Grace spent her early years growing up in Brooklyn, fascinated by languages. She knew from a young age that she wanted to live and work in other countries; she took Latin and French in high school and majored in French at Long Island University while also studying Spanish and Italian; for one summer she studied at the Sorbonne in France. She applied to several graduate schools and was accepted by Columbia; however, she started out at the University of Chicago studying international relations. She lasted one trimester in the Windy City.

 

“I was very cold and lonely in Chicago,” Grace recalls. “I came back home to New York, went to work for an ad agency for six months, and then contacted Columbia. I said, ‘Look, you’ve already accepted me, so why not let me come now.’ Fortunately, they agreed.”

 

Chase Bank’s first female executive in Milan

 

A couple years later, armed with her two master’s degrees and seeking an international experience, she was hired by Chase Manhattan Bank to be an assistant treasurer in the bank’s office in Milan, Italy—the first woman ever assigned there. She was hired away by JP Morgan and, after working in Italy for seven years, was then transferred back by JP Morgan to the States to work with big oil companies—“another field chock full of women,” she says with a sarcastic smile. She also worked with large institutions—including the Vatican, where her fluent Italian served her well.

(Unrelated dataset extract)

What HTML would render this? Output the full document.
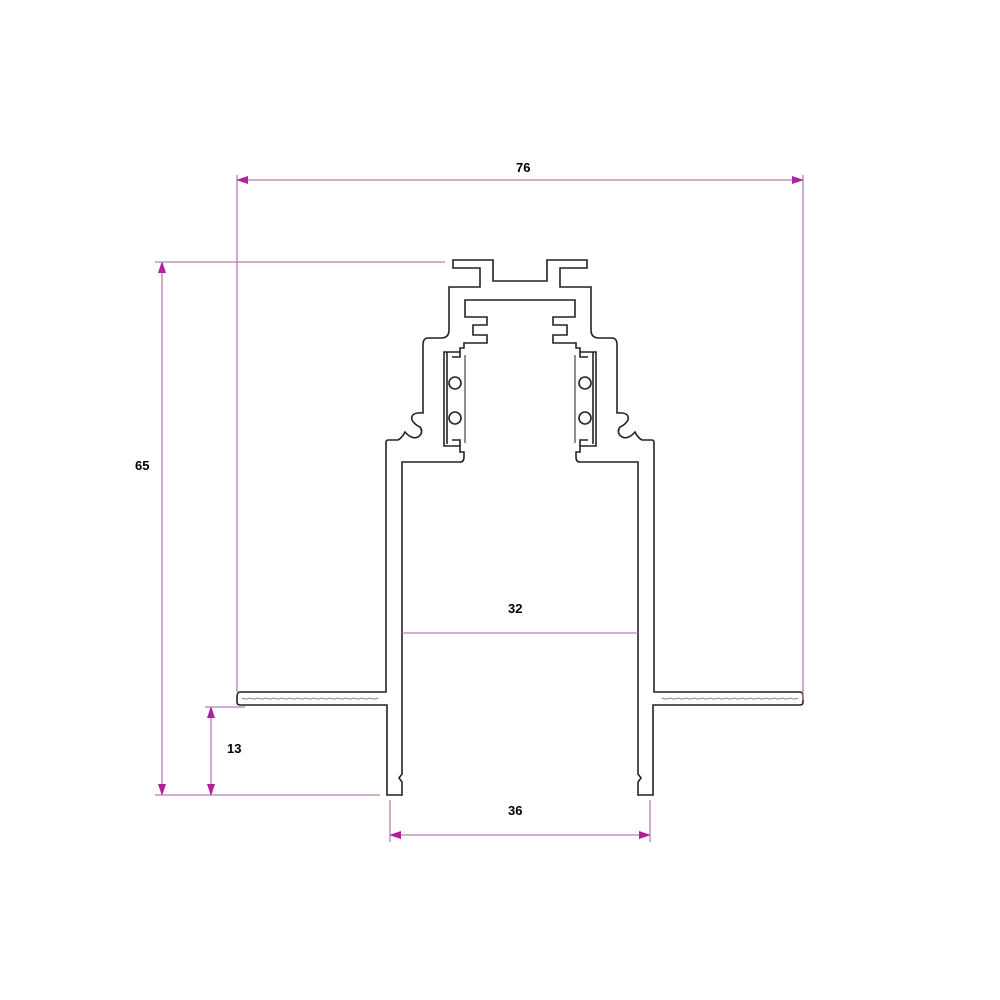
<!DOCTYPE html>
<html><head><style>body{margin:0;background:#fff}svg{display:block}text{font-family:"Liberation Sans",sans-serif;font-weight:bold;font-size:13px;fill:#000}</style></head>
<body>
<svg width="1000" height="1000" viewBox="0 0 1000 1000">
<defs>
<marker id="a" markerWidth="12" markerHeight="8" refX="11" refY="4" orient="auto-start-reverse" markerUnits="userSpaceOnUse"><path d="M0,0 L12,4 L0,8 z" fill="#b0209a"/></marker>
<g id="half" fill="none" stroke="#222" stroke-width="1.6">
<path d="M520,281 L493,281 L493,260 L453,260 L453,268 L480,268 L480,287 L449,287 L449,330 Q449,338 441,338 L428,338 Q423,338 423,345 L423,413 Q410,412 412,420 Q415,425 420,427 Q424,433 418,437 Q412,440 405,432 Q402,438 398,440 L388,440 Q386,440 386,443 L386,692 L240,692 Q237,692 237,697 L237,702 Q237,705 240,705 L387,705 L387,795 L402,795 L402,782 L399,778 L402,774 L402,462 L460,462 Q464,462 464,457 L464,452 L460,452 L460,446 L444,446 L444,352 L460,352 L460,348 L464,348 L464,343 L487,343 L487,335 L473,335 L473,325 L487,325 L487,317 L465,317 L465,300 L520,300"/>
<path d="M447,352 L447,444 M452,440 L460,440 L460,446 M452,357 L460,357 L460,352"/>
<circle cx="455" cy="383" r="6"/>
<circle cx="455" cy="418" r="6"/>
<path d="M465,355 L465,443" stroke-width="1"/>
<path d="M242,698 Q246,700 250,698 Q254,700 258,698 Q262,700 266,698 Q270,700 274,698 Q278,700 282,698 Q286,700 290,698 Q294,700 298,698 Q302,700 306,698 Q310,700 314,698 Q318,700 322,698 Q326,700 330,698 Q334,700 338,698 Q342,700 346,698 Q350,700 354,698 Q358,700 362,698 Q366,700 370,698 Q374,700 378,698" stroke="#888" stroke-width="1"/>
</g>
</defs>
<use href="#half"/>
<use href="#half" transform="translate(1040,0) scale(-1,1)"/>
<g stroke="#b77fb0" stroke-width="1.3" fill="none">
<line x1="237" y1="180" x2="803" y2="180" marker-start="url(#a)" marker-end="url(#a)"/>
<line x1="237" y1="175" x2="237" y2="692"/>
<line x1="803" y1="175" x2="803" y2="700"/>
<line x1="162" y1="262" x2="162" y2="795" marker-start="url(#a)" marker-end="url(#a)"/>
<line x1="155" y1="262" x2="445" y2="262"/>
<line x1="155" y1="795" x2="380" y2="795"/>
<line x1="211" y1="707" x2="211" y2="795" marker-start="url(#a)" marker-end="url(#a)"/>
<line x1="205" y1="707" x2="245" y2="707"/>
<line x1="402" y1="633" x2="638" y2="633"/>
<line x1="390" y1="835" x2="650" y2="835" marker-start="url(#a)" marker-end="url(#a)"/>
<line x1="390" y1="800" x2="390" y2="842"/>
<line x1="650" y1="800" x2="650" y2="842"/>
</g>
<text x="516" y="172">76</text>
<text x="135" y="470">65</text>
<text x="227" y="753">13</text>
<text x="508" y="613">32</text>
<text x="508" y="815">36</text>
</svg>
</body></html>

She traveled extensively in the U.S. and Europe—all the while shattering glass ceilings for women.

 

Eventually she moved from corporate finance to the investment side, all the while making inroads in corporate social responsibility—she launched seminars to help women with investment strategies, a true innovation 30 years ago, and advocated for diversity when hiring staff.

 

A focus on family and giving back

 

Grace left JP Morgan in 1996 to join her husband, Michael Metzger, in New Orleans, where he was an oceanographer; they had married five years earlier and had been living separately to pursue their careers. She got a job at a local New Orleans bank and then transitioned to a financial services startup company in Washington, D.C., and a hedge fund in New York before returning again to New Orleans and working for Capital One. She left in 2006 in order to care for her ailing mother, and then wrote an unpublished book about the psychological impact of 2005’s devastating Hurricane Katrina, which she and her husband lived through and which contributed to her mother’s dementia.

 

“At that time I didn’t know I was actually retiring,” Grace says, “but I did not go back to the financial world.”

 

Instead she became chairman of the board of the Bright Focus Foundation, which funds Alzheimer’s research. Now married for 29 years and with no children, Grace and her husband love traveling—especially throughout Europe and to Japan. Eventually, she decided to revise her estate plans and became a member of Columbia’s 1754 Society for those whose will, trust or other planned gifts include a gift for Columbia. And she urges other alumni and friends to consider doing the same.

 

“Not everybody has the same situation I have; but if they went to Columbia, I think it’s likely they believe in education,” Grace says. “For me education has always been the great equalizer. Young people are our future, and they need our help to go to college. I hope that other alumni feel the same about giving back. Just look at what Columbia did for us!”